As you say that it is the large mortgage that is creating the losses in your case, I should raise two important points.

Only mortgage interest is tax-deductible for rental properties. It is a common mistake to deduct all of the mortgage payments from rents, even though some of them are actually repaying the mortgage itself. That said, a lot of buy-to-let mortgage payments are interest only arrangements. If this is the case, the whole of the payments is interest and hence deductible.

Rather more importantly, a significant change in the way mortgage interest is handled for rental properties is currently taking place. Historically the interest has simply been deducted, producing a lower taxable profit.
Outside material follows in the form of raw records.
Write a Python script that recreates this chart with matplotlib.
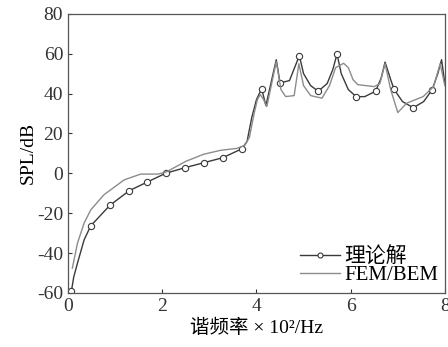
import numpy as np
import matplotlib
matplotlib.use('Agg')
import matplotlib.pyplot as plt
from matplotlib.ticker import MultipleLocator

plt.rcParams['font.family'] = ['Liberation Serif', 'Noto Sans CJK SC']
plt.rcParams['axes.unicode_minus'] = False

# theory curve (points with circles are listed in marker_idx)
theory_x = [0.07, 0.12, 0.20, 0.34, 0.48, 0.885, 1.30, 1.68, 2.07, 2.48, 2.88, 3.28, 3.69,
            3.80, 3.90, 4.00, 4.11, 4.20, 4.42, 4.50, 4.70, 4.91, 5.00, 5.15, 5.31, 5.50,
            5.62, 5.71, 5.80, 5.95, 6.12, 6.30, 6.53, 6.65, 6.73, 6.85, 6.92, 7.10, 7.33,
            7.55, 7.73, 7.85, 7.93, 8.00]
theory_y = [-59.2, -52, -45, -33.4, -26.4, -16.1, -8.7, -4.4, 0, 2.8, 5.3, 7.8, 12.3,
            16, 28, 37, 42.4, 34, 57, 45.4, 46.5, 59, 50, 44, 41.2, 45,
            52, 59.8, 50, 42, 38.4, 38.5, 41.2, 48, 55.8, 47, 42.2, 36, 32.9,
            36, 41.9, 50, 57, 45]
marker_idx = [0, 4, 5, 6, 7, 8, 9, 10, 11, 12, 16, 19, 21, 24, 27, 30, 32, 36, 38, 40]

# FEM/BEM curve
fem_x = [0.09, 0.20, 0.34, 0.48, 0.76, 1.19, 1.54, 1.90, 2.07, 2.50, 2.87, 3.23, 3.58,
         3.75, 3.85, 3.95, 4.02, 4.08, 4.15, 4.22, 4.42, 4.52, 4.62, 4.80, 4.90, 5.00,
         5.15, 5.39, 5.55, 5.68, 5.85, 5.95, 6.05, 6.15, 6.50, 6.62, 6.73, 6.85, 7.00,
         7.19, 7.54, 7.76, 7.90, 8.00]
fem_y = [-47.6, -35, -25, -18.4, -10.8, -3.3, -0.4, -0.4, 0.5, 6, 9.5, 11.5, 12.5,
         14, 18, 30, 37, 39.5, 37, 33.5, 56, 42, 38.5, 39, 55, 44,
         39, 37.7, 44, 53, 55.2, 53, 47, 44.5, 43.5, 45, 55, 42, 30.5,
         35.2, 38.5, 43.5, 55, 44]

fig = plt.figure(figsize=(4.48, 3.47), dpi=100)
ax = fig.add_axes([0.152, 0.156, 0.841, 0.804])

ax.plot(theory_x, theory_y, '-o', color='#3a3a3a', lw=1.0, ms=4.5,
        mfc='white', mec='#3a3a3a', mew=0.8, markevery=marker_idx, label='理论解')
ax.plot(fem_x, fem_y, '-', color='#8c8c8c', lw=1.0, label='FEM/BEM')

ax.set_xlim(0, 8)
ax.set_ylim(-60, 80)
ax.xaxis.set_major_locator(MultipleLocator(2))
ax.yaxis.set_major_locator(MultipleLocator(20))
ax.tick_params(direction='in', labelsize=14, length=3, colors='#333333')
for s in ax.spines.values():
    s.set_color('#555555')
    s.set_linewidth(0.9)

ax.set_ylabel('SPL/dB', fontsize=14, labelpad=0)
ax.set_xlabel('谐频率 × 10²/Hz', fontsize=14, labelpad=3)

leg = ax.legend(loc='lower right', bbox_to_anchor=(1.01, -0.01), frameon=False,
                fontsize=15, handlelength=1.9, handletextpad=0.2, labelspacing=-0.1,
                borderaxespad=0.1, numpoints=1, markerscale=0.8)

plt.savefig('out.png', dpi=100)
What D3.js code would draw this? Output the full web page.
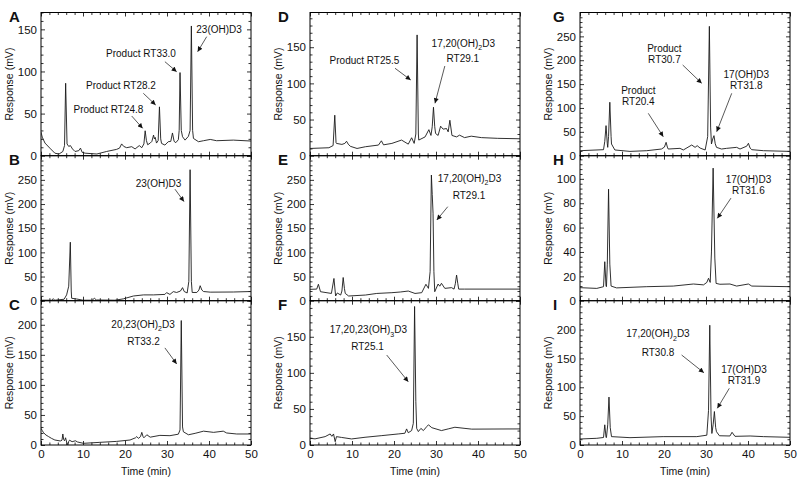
<!DOCTYPE html>
<html><head><meta charset="utf-8">
<script src="https://cdn.jsdelivr.net/npm/d3@7"></script>
<style>
body{margin:0;background:#fff}
svg{display:block}
text{font-family:"Liberation Sans",Arial,Helvetica,sans-serif;fill:#111}
</style>
</head><body>
<svg id="chart" width="800" height="484"></svg>
<script>
// ---------- data ----------
const timeDomain = [0, 50];
const timeTicks = [0, 10, 20, 30, 40, 50];
const panelLetters = ["A","B","C","D","E","F","G","H","I"];
const yMaxes = [170, 300, 240, 198, 300, 200, 300, 119, 250];
const ySteps = [50, 50, 50, 50, 50, 50, 50, 20, 50];

const traceA = [[0,28],[0.3,22],[0.95,15],[2.1,9],[3.3,3],[4.3,2],[5.2,5],[5.6,12],[5.87,86],[6.2,14],[6.6,11],[7.0,12],[7.5,8],[8.1,5],[9.0,6],[9.4,9],[9.8,4],[10.5,3],[13.3,2],[15.6,5],[18,7.5],[18.7,9],[19.2,14],[19.7,11],[20.4,9.5],[21.6,10.7],[22.4,8],[23.4,12],[24,9.5],[24.5,14],[24.8,29.6],[25.1,18],[25.4,13],[26.0,15],[26.4,17],[26.8,24.5],[27.0,20],[27.2,21.7],[27.5,15],[27.9,18],[28.2,58],[28.5,20],[28.7,14.6],[29.5,12.6],[30.3,16.6],[30.9,17],[31.3,27],[31.7,17],[32.1,15.5],[32.7,19],[32.9,30],[33.1,98.7],[33.4,30],[33.7,22.5],[34.3,18.5],[35.1,23],[35.5,30],[35.8,154],[36.1,30],[36.3,20.5],[37.5,16.6],[38.7,17.8],[40.3,19.3],[41.8,17.8],[45.8,18.5],[50,17.4]];
const traceB = [[0,1],[2.5,1],[2.9,4],[3.3,1],[5.5,3],[6.1,12],[6.6,30],[6.98,121],[7.2,20],[7.3,5],[8.5,3.5],[10,1],[12.2,1],[12.7,5],[13.2,1.5],[17.6,1],[19.6,3.8],[22,9.7],[24.4,12],[26.8,12],[29.5,13],[29.9,16.7],[30.7,13],[31.5,18.8],[32.3,17],[33.2,20],[33.7,27],[34.1,19],[34.8,16],[35.2,40],[35.5,271],[35.8,40],[36,17],[37.1,17],[37.6,22],[37.9,31],[38.3,22],[38.7,19],[40.3,17.7],[45.8,18],[50,19]];
const traceC = [[0,27.8],[0.3,24],[0.6,20.5],[1.2,16.5],[1.8,14],[2.5,11],[3.3,8.3],[4.6,6.7],[5.0,8],[5.2,18.3],[5.4,9],[5.6,7],[5.85,12],[6.1,5],[6.4,0],[6.6,6],[6.8,8],[7.4,5.5],[8.2,7],[8.7,5],[10.1,2.8],[14,4.4],[18,6],[21.2,8.3],[22.5,12],[22.8,14],[23.2,11],[23.7,14],[24,21],[24.3,14],[24.5,12],[25.2,17],[26,13],[28.3,16],[30.7,15.5],[32.7,18],[33.1,25],[33.4,207],[33.7,30],[33.9,22],[35.1,17],[36.7,19.4],[38.7,23],[41.1,21],[43.4,23],[44.2,20],[46.6,18.3],[50,18.3]];
const traceD = [[0,10],[4.5,11],[5.5,14],[5.9,56],[6.2,18],[6.3,17],[7.6,15.6],[8.3,17],[8.7,20],[9.1,16],[9.6,13],[11.2,10],[13.2,12.4],[16.3,14.7],[17,20.6],[17.5,15],[19.5,17],[21.8,21.6],[23.4,16],[24.2,24.8],[24.8,17],[25.2,30],[25.5,167],[25.8,30],[25.9,21.6],[27.4,26],[28.3,36],[28.8,28],[29.1,40],[29.4,67],[29.7,40],[29.9,30.7],[30.5,28],[31.1,40.8],[31.7,36.7],[32.5,37.6],[32.9,33],[33.3,49],[33.8,28],[34.9,26],[35.6,28.4],[36.8,25],[38.4,27],[40.8,25],[44.7,24],[50,23.4]];
const traceE = [[0,23.5],[1.6,24],[2,34],[2.5,18.6],[5.1,15],[5.7,46],[6.1,9.7],[6.5,16],[7.3,11.7],[7.6,20],[7.9,48],[8.2,25],[8.4,15],[9.2,9.7],[13.2,11.7],[15.9,15],[19.5,16.6],[21.5,18],[23.4,20],[25,15],[26.6,16.6],[27.6,34],[28.2,25.5],[28.6,60],[28.9,260],[29.1,220],[29.3,181],[29.5,60],[29.7,18.6],[30.5,34.5],[30.9,30],[31.3,36],[32.1,25.5],[33.7,27],[34.3,24],[34.6,35],[34.9,53],[35.2,35],[35.4,24],[36.8,24],[50,24]];
const traceF = [[0,9.3],[1.2,8.5],[3.6,11.6],[4.8,15.3],[5.2,12],[5.6,15.3],[6,4.6],[6.3,11.6],[7.5,10.5],[9.9,8.4],[13.1,10.7],[17.1,13],[21,15.3],[22.6,16.3],[23,22.3],[23.4,17],[24.2,20],[24.6,30],[24.9,192],[25.2,60],[25.4,23],[25.8,18.6],[26.4,23],[27,20],[27.8,25.5],[28.2,28],[29,24],[31.3,20],[32.9,22.3],[34.5,24.6],[36.9,23],[38.5,22],[50,22.3]];
const traceG = [[0,10.5],[5.6,12.6],[5.9,30],[6.2,63],[6.5,25],[6.6,17.5],[6.8,40],[7.1,112],[7.4,40],[7.5,24.5],[8.3,12],[11.9,9],[15.9,10.5],[19.4,14],[20.1,18],[20.5,28],[20.8,18],[21,14],[23.8,15.4],[24.6,12],[26.6,22.4],[27.4,17.5],[27.9,21],[28.6,16],[29.8,12],[30.4,40],[30.8,271],[31.1,60],[31.3,24.5],[31.6,35],[31.9,42],[32.2,25],[32.5,17.5],[33.7,14],[34.9,15.4],[37.3,17.5],[38.1,14],[39.7,20],[40.1,26],[40.5,16],[40.9,12.6],[43.7,10.5],[50,9]];
const traceH = [[0,10.7],[4,10.1],[5.6,11.5],[5.9,32],[6.2,12],[6.3,11.5],[6.5,30],[6.8,91.5],[7.1,30],[7.4,12],[8.7,10.5],[15.9,11.5],[22.2,12],[27,13.7],[29.4,13],[30.2,15],[30.6,18.4],[31,15],[31.3,40],[31.7,108.8],[32.1,35],[32.4,14.2],[33.3,13.5],[35.7,13.7],[37.3,12],[40.1,13.7],[40.9,12],[50,11.5]];
const traceI = [[0,10.4],[4,11.6],[5.6,13],[5.9,35],[6.2,13],[6.3,13],[6.6,35],[6.9,83],[7.2,30],[7.5,14.5],[11.9,12.7],[19.8,14.5],[27.8,14.5],[30.2,17],[30.6,60],[30.9,207.5],[31.2,50],[31.4,20],[31.7,35],[32,58],[32.3,30],[32.5,23],[33.2,16],[35.7,15.6],[36.2,22],[36.9,15],[40.5,15.6],[43.7,14.5],[50,13.3]];

// annotations: text lines [label, time, response], arrow [t0, v0, t1, v1]
const notesA = [
  {lines:[["23(OH)D3",42.4,145.7]], arrow:[39.45,141.3,37.3,123.5]},
  {lines:[["Product RT33.0",23.8,117.2]], arrow:[29.5,111.6,32.3,99.7]},
  {lines:[["Product RT28.2",19.05,79.2]], arrow:[24.36,74.1,27.3,60.2]},
  {lines:[["Product RT24.8",16.07,50.1]], arrow:[21.6,47.1,24.2,32.5]}
];
const notesB = [{lines:[["23(OH)D3",27.98,235.5]], arrow:[31.9,230.7,34.05,205]}];
const notesC = [{lines:[["20,23(OH)_2D3",24.3,194.6],["RT33.2",24.4,166.3]], arrow:[29.5,161.5,32.3,134.9]}];
const notesD = [
  {lines:[["Product RT25.5",12.98,126.8]], arrow:[20.24,120.9,23.98,104.7]},
  {lines:[["17,20(OH)_2D3",36.5,150.3],["RT29.1",36.4,129.6]], arrow:[32.1,124.0,29.76,72.5]}
];
const notesE = [{lines:[["17,20(OH)_2D3",37.98,245.6],["RT29.1",37.86,210.4]], arrow:[32.8,194.5,30.2,167]}];
const notesF = [{lines:[["17,20,23(OH)_3D3",13.9,155.2],["RT25.1",13.7,131.7]], arrow:[18.26,124.7,23.4,87.7]}];
const notesG = [
  {lines:[["Product",20.1,217.3],["RT30.7",20.1,194.2]], arrow:[24.45,190,28.98,151.7]},
  {lines:[["17(OH)D3",39.6,162.8],["RT31.8",39.6,139.7]], arrow:[36.12,130.7,32.55,50.3]},
  {lines:[["Product",13.9,129.3],["RT20.4",13.9,106.2]], arrow:[16.26,88.8,19.83,39.8]}
];
const notesH = [{lines:[["17(OH)D3",40.1,96.6],["RT31.6",40.1,87.6]], arrow:[35.95,84.2,32.7,67.6]}];
const notesI = [
  {lines:[["17,20(OH)_2D3",18.57,187.1],["RT30.8",18.57,154.2]], arrow:[24.2,155.9,29.5,125.2]},
  {lines:[["17(OH)D3",39.05,124.7],["RT31.9",39.05,105.7]], arrow:[35.55,98.2,32.7,63.6]}
];

const traces = [traceA,traceB,traceC,traceD,traceE,traceF,traceG,traceH,traceI];
const notes = [notesA,notesB,notesC,notesD,notesE,notesF,notesG,notesH,notesI];

// ---------- layout ----------
const colLeft = [41, 310, 580];
const plotW = 210;
const rowTop = [12.5, 155.7, 300.7];
const rowBottom = [155.7, 300.7, 445];
const letterOffset = [32, 32, 27];

const svg = d3.select("#chart");
const defs = svg.append("defs");
defs.append("marker").attr("id","ah").attr("viewBox","0 0 10 10")
  .attr("refX",10).attr("refY",5).attr("markerWidth",6).attr("markerHeight",5)
  .attr("markerUnits","userSpaceOnUse").attr("orient","auto")
  .append("path").attr("d","M0,0L10,5L0,10Z").attr("fill","#111");

function richText(sel, s){
  const parts = s.split(/_(\d)/);
  parts.forEach((p,i)=>{
    if(!p) return;
    if(i%2===1){ sel.append("tspan").attr("dy",3.5).attr("font-size","7px").text(p); }
    else { const ts = sel.append("tspan").text(p); if(i>0) ts.attr("dy",-3.5); }
  });
}

function styleAxis(g){
  g.select(".domain").remove();
  g.selectAll(".tick line").attr("stroke","#000").attr("stroke-width",0.8);
  g.selectAll(".tick text").attr("font-size","11.5px").attr("fill","#111")
    .attr("font-family",'"Liberation Sans",Arial,sans-serif');
}

traces.forEach((trace, i) => {
  const col = Math.floor(i/3), row = i%3;
  const L = colLeft[col], R = L + plotW, T = rowTop[row], B = rowBottom[row];
  const x = d3.scaleLinear().domain(timeDomain).range([L, R]);
  const y = d3.scaleLinear().domain([0, yMaxes[i]]).range([B, T]);
  const g = svg.append("g");

  const step = ySteps[i];
  const majorY = d3.range(0, yMaxes[i] + 0.001, step).filter(v => v < yMaxes[i] - 1);
  const allMajorY = d3.range(0, yMaxes[i] + 0.001, step);
  const minorY = d3.range(0, yMaxes[i] + 0.001, step/5).filter(v => Math.abs(v/step - Math.round(v/step)) > 1e-6);
  const minorX = d3.range(0, 50.001, 2).filter(v => v % 10 !== 0);

  const cid = "clip" + i;
  defs.append("clipPath").attr("id", cid).append("rect")
    .attr("x", L).attr("y", T).attr("width", plotW).attr("height", B - T);

  const isBottom = row === 2;
  g.append("g").attr("transform",`translate(0,${B})`)
    .call(d3.axisBottom(x).tickValues(timeTicks).tickSize(-4).tickSizeOuter(0).tickPadding(5)
      .tickFormat(isBottom ? d3.format("d") : ""))
    .call(styleAxis);
  g.append("g").attr("transform",`translate(0,${B})`)
    .call(d3.axisBottom(x).tickValues(minorX).tickSize(-2.5).tickSizeOuter(0).tickFormat(""))
    .call(styleAxis);
  g.append("g").attr("transform",`translate(0,${T})`)
    .call(d3.axisTop(x).tickValues(timeTicks).tickSize(-4).tickSizeOuter(0).tickFormat(""))
    .call(styleAxis);
  g.append("g").attr("transform",`translate(0,${T})`)
    .call(d3.axisTop(x).tickValues(minorX).tickSize(-2.5).tickSizeOuter(0).tickFormat(""))
    .call(styleAxis);
  g.append("g").attr("transform",`translate(${L},0)`)
    .call(d3.axisLeft(y).tickValues(majorY).tickSize(-4).tickSizeOuter(0).tickPadding(4).tickFormat(d3.format("d")))
    .call(styleAxis);
  g.append("g").attr("transform",`translate(${L},0)`)
    .call(d3.axisLeft(y).tickValues(minorY).tickSize(-2.5).tickSizeOuter(0).tickFormat(""))
    .call(styleAxis);
  g.append("g").attr("transform",`translate(${R},0)`)
    .call(d3.axisRight(y).tickValues(allMajorY).tickSize(-4).tickSizeOuter(0).tickFormat(""))
    .call(styleAxis);
  g.append("g").attr("transform",`translate(${R},0)`)
    .call(d3.axisRight(y).tickValues(minorY).tickSize(-2.5).tickSizeOuter(0).tickFormat(""))
    .call(styleAxis);

  g.append("rect").attr("x", L).attr("y", T).attr("width", plotW).attr("height", B - T)
    .attr("fill","none").attr("stroke","#000").attr("stroke-width",1);

  const line = d3.line().x(d => x(d[0])).y(d => y(d[1]));
  g.append("path").datum(trace).attr("d", line).attr("fill","none")
    .attr("stroke","#1a1a1a").attr("stroke-width",0.9).attr("stroke-linejoin","round")
    .attr("clip-path",`url(#${cid})`);

  notes[i].forEach(n => {
    n.lines.forEach(([s, t, v]) => {
      const tx = g.append("text").attr("x", x(t)).attr("y", y(v))
        .attr("text-anchor","middle").attr("font-size","10px");
      richText(tx, s);
    });
    const [t0, v0, t1, v1] = n.arrow;
    g.append("line").attr("x1", x(t0)).attr("y1", y(v0)).attr("x2", x(t1)).attr("y2", y(v1))
      .attr("stroke","#111").attr("stroke-width",0.7).attr("marker-end","url(#ah)");
  });

  const cy = (T + B) / 2;
  g.append("text").attr("transform",`translate(${L - 28},${cy}) rotate(-90)`)
    .attr("text-anchor","middle").attr("font-size","10.5px").text("Response (mV)");

  if (isBottom) {
    g.append("text").attr("x", (L + R) / 2).attr("y", B + 30)
      .attr("text-anchor","middle").attr("font-size","10.5px").text("Time (min)");
  }

  g.append("text").attr("x", L - letterOffset[col]).attr("y", T + 9.5)
    .attr("font-size","15px").attr("font-weight","bold").text(panelLetters[i]);
});
</script>
</body></html>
In future, the interest will instead be a basic rate “tax reducer”. This means that interest will reduce the tax due by basic rate (currently 20%) instead of reducing the profits. This change is being phased in over several years as follows:

At first glance, this will seem to result in the same answer. But, depending on how much rental income you have plus your other income, this may not be the case. At present, if
your total income, including rental profits, is below £46,350 then you will only pay tax at
basic rate. Without the deduction of mortgage interest, it is possible that your future rental profits will push your total income above this figure. This would mean that some of your income is taxed at higher rate (currently 40%), but you would only get a reduction of 20%
for your mortgage interest payments. This therefore has the potential to increase
your future tax bills without any other change in your activities. As the effect of this
is very much dependent on individual circumstances, you should seek professional advice if you think you will be affected by this.